Data supplied:
────────────────

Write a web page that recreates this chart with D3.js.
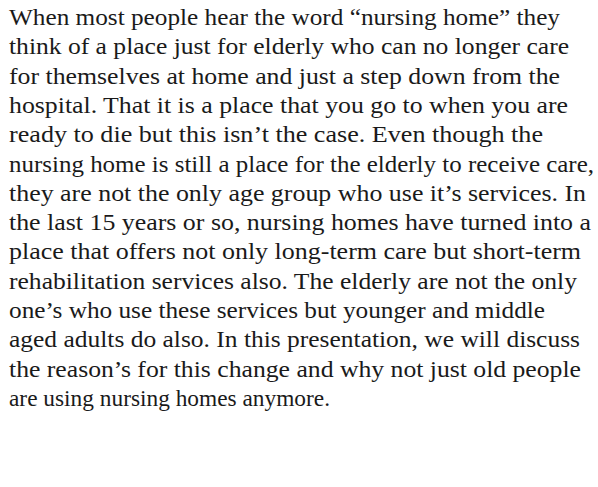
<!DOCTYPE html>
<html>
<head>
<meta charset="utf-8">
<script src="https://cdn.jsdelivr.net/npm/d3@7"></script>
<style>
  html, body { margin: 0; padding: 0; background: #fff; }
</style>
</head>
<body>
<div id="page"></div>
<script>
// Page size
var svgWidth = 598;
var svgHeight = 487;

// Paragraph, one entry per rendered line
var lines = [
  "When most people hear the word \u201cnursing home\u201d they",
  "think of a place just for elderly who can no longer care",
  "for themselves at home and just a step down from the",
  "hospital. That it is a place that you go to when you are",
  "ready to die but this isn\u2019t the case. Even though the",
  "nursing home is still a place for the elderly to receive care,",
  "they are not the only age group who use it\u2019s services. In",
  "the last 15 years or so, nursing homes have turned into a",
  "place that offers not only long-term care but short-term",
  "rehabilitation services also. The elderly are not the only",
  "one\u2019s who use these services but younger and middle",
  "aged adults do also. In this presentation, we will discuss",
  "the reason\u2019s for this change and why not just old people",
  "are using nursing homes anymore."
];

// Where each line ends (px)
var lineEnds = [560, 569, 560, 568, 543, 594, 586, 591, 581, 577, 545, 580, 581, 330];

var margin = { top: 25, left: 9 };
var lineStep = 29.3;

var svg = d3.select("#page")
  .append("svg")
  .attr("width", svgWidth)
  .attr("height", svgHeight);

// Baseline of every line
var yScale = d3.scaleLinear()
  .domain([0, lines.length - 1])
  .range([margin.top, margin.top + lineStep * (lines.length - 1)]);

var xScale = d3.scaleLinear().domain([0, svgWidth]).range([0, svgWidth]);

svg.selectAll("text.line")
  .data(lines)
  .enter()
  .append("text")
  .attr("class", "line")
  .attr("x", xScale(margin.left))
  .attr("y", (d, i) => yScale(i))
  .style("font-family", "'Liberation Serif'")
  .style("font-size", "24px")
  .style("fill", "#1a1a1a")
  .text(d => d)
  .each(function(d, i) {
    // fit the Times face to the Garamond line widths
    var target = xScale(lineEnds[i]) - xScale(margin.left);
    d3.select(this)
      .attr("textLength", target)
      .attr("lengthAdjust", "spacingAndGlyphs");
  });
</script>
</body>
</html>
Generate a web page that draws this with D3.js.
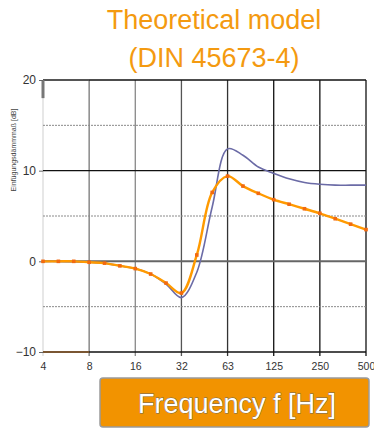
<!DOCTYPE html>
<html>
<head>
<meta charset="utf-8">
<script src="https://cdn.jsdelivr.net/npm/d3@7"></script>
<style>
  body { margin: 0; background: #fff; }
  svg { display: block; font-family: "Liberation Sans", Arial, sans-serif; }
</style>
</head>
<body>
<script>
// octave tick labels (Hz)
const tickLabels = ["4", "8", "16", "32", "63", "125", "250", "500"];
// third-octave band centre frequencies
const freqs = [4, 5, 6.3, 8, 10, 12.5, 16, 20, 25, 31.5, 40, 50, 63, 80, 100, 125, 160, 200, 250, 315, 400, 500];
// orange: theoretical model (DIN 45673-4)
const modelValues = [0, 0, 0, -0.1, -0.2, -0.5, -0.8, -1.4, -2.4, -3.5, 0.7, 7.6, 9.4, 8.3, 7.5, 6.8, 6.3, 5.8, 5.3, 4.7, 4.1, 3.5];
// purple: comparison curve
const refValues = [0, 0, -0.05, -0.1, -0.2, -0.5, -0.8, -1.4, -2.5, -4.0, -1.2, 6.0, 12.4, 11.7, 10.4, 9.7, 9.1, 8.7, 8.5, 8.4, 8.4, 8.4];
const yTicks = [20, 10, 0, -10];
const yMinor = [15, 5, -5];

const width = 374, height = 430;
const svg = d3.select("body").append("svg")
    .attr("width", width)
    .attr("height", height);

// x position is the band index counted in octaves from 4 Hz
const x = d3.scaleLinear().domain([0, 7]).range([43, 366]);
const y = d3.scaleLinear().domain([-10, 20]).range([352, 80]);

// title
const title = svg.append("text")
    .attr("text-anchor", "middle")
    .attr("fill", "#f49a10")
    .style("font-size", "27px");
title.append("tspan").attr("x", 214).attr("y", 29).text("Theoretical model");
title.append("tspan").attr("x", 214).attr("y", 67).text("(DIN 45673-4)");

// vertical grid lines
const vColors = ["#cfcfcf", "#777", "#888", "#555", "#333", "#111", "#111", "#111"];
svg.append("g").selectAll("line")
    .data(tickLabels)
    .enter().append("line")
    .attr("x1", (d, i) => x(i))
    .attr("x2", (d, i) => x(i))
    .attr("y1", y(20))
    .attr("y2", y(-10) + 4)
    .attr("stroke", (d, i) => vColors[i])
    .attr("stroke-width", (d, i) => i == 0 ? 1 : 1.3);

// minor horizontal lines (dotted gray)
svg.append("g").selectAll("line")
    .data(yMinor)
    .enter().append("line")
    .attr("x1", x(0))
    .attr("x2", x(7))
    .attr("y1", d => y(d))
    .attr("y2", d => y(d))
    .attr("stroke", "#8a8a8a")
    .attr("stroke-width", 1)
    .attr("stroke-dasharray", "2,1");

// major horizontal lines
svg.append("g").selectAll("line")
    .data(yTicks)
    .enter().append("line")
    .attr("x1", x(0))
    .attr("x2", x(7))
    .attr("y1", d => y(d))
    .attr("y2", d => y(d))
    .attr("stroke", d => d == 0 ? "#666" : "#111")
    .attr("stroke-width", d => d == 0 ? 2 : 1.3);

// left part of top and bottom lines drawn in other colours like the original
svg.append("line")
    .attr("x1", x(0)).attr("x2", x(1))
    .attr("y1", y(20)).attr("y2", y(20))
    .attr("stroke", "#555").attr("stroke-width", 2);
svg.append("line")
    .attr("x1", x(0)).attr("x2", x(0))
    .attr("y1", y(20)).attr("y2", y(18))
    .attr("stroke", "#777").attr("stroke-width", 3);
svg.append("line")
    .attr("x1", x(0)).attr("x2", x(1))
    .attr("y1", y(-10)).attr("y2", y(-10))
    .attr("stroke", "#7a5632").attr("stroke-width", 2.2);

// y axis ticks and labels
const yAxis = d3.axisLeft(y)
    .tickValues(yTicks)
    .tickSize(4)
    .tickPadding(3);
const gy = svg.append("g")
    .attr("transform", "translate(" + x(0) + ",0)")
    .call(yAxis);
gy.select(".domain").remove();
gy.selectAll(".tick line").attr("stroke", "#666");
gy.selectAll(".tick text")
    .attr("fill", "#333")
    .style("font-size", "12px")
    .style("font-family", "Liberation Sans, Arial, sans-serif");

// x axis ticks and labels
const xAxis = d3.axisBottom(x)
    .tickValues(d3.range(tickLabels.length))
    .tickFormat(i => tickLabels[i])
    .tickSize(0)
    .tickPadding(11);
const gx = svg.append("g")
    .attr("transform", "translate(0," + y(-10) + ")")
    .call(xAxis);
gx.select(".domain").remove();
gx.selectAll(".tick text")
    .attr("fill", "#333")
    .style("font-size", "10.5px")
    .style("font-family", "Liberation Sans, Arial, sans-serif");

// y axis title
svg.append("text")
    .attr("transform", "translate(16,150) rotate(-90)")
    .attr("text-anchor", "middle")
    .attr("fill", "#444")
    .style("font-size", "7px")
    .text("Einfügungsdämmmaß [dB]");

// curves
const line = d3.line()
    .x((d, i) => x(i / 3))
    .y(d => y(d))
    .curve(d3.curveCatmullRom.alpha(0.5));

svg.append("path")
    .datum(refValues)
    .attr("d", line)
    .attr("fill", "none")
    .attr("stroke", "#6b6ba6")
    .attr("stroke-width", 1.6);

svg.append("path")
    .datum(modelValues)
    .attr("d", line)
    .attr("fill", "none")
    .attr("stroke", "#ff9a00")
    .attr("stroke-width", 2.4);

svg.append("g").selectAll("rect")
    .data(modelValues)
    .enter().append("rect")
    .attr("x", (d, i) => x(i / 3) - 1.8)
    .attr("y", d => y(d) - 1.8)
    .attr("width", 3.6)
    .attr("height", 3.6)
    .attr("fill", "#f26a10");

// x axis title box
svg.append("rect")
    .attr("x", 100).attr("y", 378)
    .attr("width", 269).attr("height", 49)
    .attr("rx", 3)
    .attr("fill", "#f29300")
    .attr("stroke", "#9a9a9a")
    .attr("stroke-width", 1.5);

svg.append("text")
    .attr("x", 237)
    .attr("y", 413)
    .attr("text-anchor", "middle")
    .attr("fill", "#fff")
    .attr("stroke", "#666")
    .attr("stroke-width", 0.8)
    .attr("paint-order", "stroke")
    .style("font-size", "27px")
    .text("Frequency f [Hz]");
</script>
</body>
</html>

────────────────

Given task:
Beginning with the first line of the records above, extract each line exactly through the line that holds "var svgHeight = 487;", both ends included. Omit pictures.

Solution:
Write a web page that recreates this chart with D3.js.
<!DOCTYPE html>
<html>
<head>
<meta charset="utf-8">
<script src="https://cdn.jsdelivr.net/npm/d3@7"></script>
<style>
  html, body { margin: 0; padding: 0; background: #fff; }
</style>
</head>
<body>
<div id="page"></div>
<script>
// Page size
var svgWidth = 598;
var svgHeight = 487;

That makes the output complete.